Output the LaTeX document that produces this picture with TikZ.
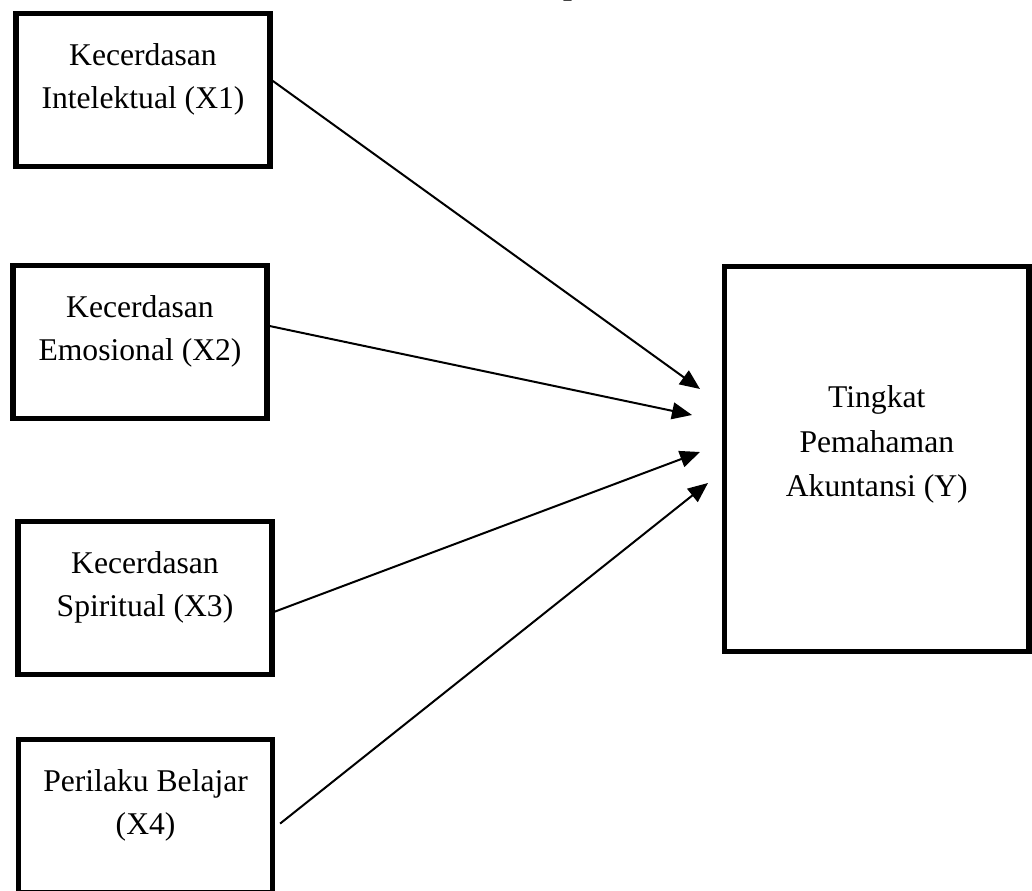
\documentclass[tikz,border=0pt]{standalone}
\usepackage{fontspec}
\setmainfont{Liberation Serif}
\usetikzlibrary{arrows.meta,positioning}

\begin{document}
\begin{tikzpicture}[auto,
    >={Triangle[length=0.5cm,width=0.42cm]},
    var/.style={draw, line width=0.14cm, minimum width=6.35cm, minimum height=3.82cm},
    txt/.style={align=center, inner sep=0pt, outer sep=0pt, font=\fontsize{22.5}{30.6}\selectfont}]
    \useasboundingbox (0,0) rectangle (25.8,22.25);
    \node[font=\fontsize{22.5}{30.6}\selectfont\bfseries, anchor=base, inner sep=0pt] (judul) at (14.3,22.38) {p};

    \node[var] (X1) at (3.575,20.0) {};
    \node[var] (X2) at (3.5,13.7) {};
    \node[var] (X3) at (3.625,7.3) {};
    \node[var] (X4) at (3.64,1.85) {};
    \node[var, minimum width=7.61cm, minimum height=9.625cm] (Y) at (21.92,10.775) {};

    \node[txt, below=0.81cm of X1.north] (X1t) {Kecerdasan\\Intelektual (X1)};
    \node[txt, below=0.81cm of X2.north] (X2t) {Kecerdasan\\Emosional (X2)};
    \node[txt, below=0.81cm of X3.north] (X3t) {Kecerdasan\\Spiritual (X3)};
    \node[txt, below=0.81cm of X4.north] (X4t) {Perilaku Belajar\\(X4)};
    \node[txt, font=\fontsize{22.5}{31.7}\selectfont, below=3.05cm of Y.north] (Yt) {Tingkat\\Pemahaman\\Akuntansi (Y)};

    \coordinate (t1) at (17.5,12.525);
    \coordinate (t2) at (17.3,11.875);
    \coordinate (t3) at (17.5,10.95);
    \coordinate (t4) at (17.7,10.175);
    \draw[->, line width=0.05cm] (X1.4) to (t1);
    \draw[->, line width=0.05cm] (X2.7) to (t2);
    \draw[->, line width=0.05cm] (X3.-6) to (t3);
    \draw[->, line width=0.05cm, shorten <=0.15cm] (X4.-5) to (t4);

\end{tikzpicture}
\end{document}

◇ ◇ ◇

GIVEN EXERCISE
Quote the listing above in full, except for the pictures.

RESPONSE TO THE TASK
Output the LaTeX document that produces this picture with TikZ.
\documentclass[tikz,border=0pt]{standalone}
\usepackage{fontspec}
\setmainfont{Liberation Serif}
\usetikzlibrary{arrows.meta,positioning}

\begin{document}
\begin{tikzpicture}[auto,
    >={Triangle[length=0.5cm,width=0.42cm]},
    var/.style={draw, line width=0.14cm, minimum width=6.35cm, minimum height=3.82cm},
    txt/.style={align=center, inner sep=0pt, outer sep=0pt, font=\fontsize{22.5}{30.6}\selectfont}]
    \useasboundingbox (0,0) rectangle (25.8,22.25);
    \node[font=\fontsize{22.5}{30.6}\selectfont\bfseries, anchor=base, inner sep=0pt] (judul) at (14.3,22.38) {p};

    \node[var] (X1) at (3.575,20.0) {};
    \node[var] (X2) at (3.5,13.7) {};
    \node[var] (X3) at (3.625,7.3) {};
    \node[var] (X4) at (3.64,1.85) {};
    \node[var, minimum width=7.61cm, minimum height=9.625cm] (Y) at (21.92,10.775) {};

    \node[txt, below=0.81cm of X1.north] (X1t) {Kecerdasan\\Intelektual (X1)};
    \node[txt, below=0.81cm of X2.north] (X2t) {Kecerdasan\\Emosional (X2)};
    \node[txt, below=0.81cm of X3.north] (X3t) {Kecerdasan\\Spiritual (X3)};
    \node[txt, below=0.81cm of X4.north] (X4t) {Perilaku Belajar\\(X4)};
    \node[txt, font=\fontsize{22.5}{31.7}\selectfont, below=3.05cm of Y.north] (Yt) {Tingkat\\Pemahaman\\Akuntansi (Y)};

    \coordinate (t1) at (17.5,12.525);
    \coordinate (t2) at (17.3,11.875);
    \coordinate (t3) at (17.5,10.95);
    \coordinate (t4) at (17.7,10.175);
    \draw[->, line width=0.05cm] (X1.4) to (t1);
    \draw[->, line width=0.05cm] (X2.7) to (t2);
    \draw[->, line width=0.05cm] (X3.-6) to (t3);
    \draw[->, line width=0.05cm, shorten <=0.15cm] (X4.-5) to (t4);

\end{tikzpicture}
\end{document}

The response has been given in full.